Record list:
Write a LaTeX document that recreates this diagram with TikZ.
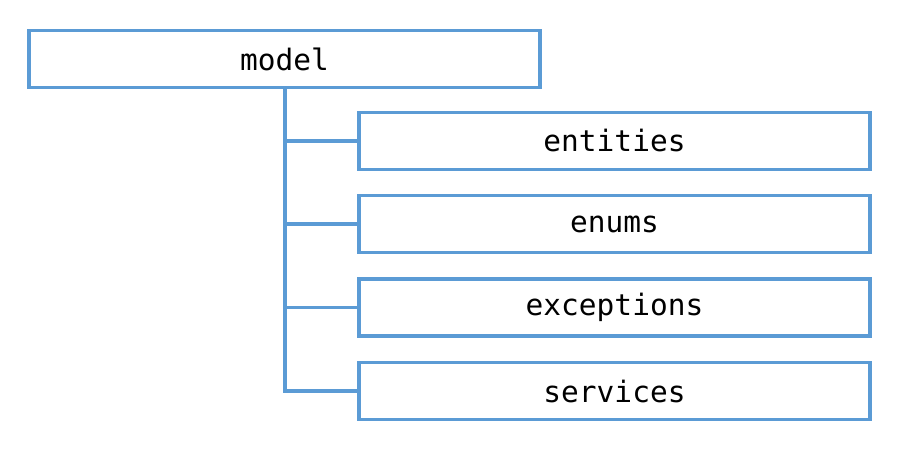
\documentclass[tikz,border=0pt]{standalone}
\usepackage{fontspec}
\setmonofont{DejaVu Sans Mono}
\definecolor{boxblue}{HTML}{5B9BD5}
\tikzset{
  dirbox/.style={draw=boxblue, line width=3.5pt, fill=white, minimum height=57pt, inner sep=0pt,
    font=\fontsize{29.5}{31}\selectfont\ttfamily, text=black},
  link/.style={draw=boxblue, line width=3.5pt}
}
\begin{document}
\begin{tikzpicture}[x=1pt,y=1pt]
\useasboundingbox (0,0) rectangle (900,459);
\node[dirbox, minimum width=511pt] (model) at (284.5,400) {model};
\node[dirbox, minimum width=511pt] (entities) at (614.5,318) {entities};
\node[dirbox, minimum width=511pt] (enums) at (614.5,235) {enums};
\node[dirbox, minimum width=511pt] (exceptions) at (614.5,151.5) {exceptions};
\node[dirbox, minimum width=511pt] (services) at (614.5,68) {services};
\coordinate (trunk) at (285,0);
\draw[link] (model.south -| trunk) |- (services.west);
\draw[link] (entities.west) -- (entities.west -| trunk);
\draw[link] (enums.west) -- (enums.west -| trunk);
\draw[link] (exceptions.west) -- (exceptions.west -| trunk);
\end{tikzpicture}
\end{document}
* * *
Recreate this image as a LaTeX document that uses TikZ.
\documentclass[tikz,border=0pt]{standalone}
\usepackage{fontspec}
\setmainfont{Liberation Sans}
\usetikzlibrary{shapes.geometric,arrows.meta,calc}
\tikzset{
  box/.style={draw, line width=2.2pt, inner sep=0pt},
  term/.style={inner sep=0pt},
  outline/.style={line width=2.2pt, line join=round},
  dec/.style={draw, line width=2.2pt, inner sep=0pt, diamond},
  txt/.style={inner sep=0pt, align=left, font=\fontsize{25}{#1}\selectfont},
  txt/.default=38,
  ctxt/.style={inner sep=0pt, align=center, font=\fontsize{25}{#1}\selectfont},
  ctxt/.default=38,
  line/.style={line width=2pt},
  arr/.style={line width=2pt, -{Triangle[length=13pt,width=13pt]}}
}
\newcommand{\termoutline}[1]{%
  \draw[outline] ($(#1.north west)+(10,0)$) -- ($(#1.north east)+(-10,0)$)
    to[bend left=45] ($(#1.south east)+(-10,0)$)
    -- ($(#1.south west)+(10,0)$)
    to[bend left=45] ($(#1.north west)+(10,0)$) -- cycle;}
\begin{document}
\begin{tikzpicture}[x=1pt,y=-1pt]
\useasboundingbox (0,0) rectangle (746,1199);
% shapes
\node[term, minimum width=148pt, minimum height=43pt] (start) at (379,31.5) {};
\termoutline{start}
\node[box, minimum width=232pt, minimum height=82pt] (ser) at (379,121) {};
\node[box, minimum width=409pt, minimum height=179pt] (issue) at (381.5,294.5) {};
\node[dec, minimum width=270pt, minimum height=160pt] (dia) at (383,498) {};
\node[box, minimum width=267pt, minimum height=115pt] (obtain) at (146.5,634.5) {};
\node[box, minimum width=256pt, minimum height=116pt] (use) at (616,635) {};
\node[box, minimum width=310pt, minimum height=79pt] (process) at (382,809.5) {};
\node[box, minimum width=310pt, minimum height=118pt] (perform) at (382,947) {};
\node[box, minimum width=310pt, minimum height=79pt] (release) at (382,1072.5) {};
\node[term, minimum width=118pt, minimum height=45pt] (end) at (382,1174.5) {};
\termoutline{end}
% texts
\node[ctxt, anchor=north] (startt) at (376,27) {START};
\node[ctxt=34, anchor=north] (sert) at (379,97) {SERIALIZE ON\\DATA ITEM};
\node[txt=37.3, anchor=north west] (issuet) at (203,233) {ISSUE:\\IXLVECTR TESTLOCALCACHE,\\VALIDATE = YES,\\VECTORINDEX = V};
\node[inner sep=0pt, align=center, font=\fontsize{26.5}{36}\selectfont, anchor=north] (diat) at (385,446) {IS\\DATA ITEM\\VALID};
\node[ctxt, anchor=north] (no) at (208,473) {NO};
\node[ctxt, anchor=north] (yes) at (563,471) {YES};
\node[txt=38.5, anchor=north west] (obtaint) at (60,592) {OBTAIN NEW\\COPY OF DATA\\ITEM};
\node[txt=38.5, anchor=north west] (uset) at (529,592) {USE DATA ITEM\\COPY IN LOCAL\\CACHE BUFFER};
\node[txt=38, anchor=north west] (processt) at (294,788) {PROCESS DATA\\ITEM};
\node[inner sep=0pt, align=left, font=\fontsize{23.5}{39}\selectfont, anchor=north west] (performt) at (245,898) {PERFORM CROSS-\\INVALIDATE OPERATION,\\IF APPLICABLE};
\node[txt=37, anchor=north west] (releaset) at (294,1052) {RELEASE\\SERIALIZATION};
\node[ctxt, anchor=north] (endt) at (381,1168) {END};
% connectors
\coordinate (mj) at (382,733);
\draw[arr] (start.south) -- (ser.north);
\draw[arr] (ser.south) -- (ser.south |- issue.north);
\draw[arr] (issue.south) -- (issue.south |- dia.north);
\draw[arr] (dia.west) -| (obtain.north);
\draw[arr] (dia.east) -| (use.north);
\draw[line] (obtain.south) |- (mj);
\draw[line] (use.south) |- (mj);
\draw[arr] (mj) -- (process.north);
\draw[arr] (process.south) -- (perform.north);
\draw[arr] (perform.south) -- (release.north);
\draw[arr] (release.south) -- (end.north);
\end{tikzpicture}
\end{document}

Written request: Scan the listing above for the word "this" and copy every line that holds it.

Response:
Write a LaTeX document that recreates this diagram with TikZ.
Recreate this image as a LaTeX document that uses TikZ.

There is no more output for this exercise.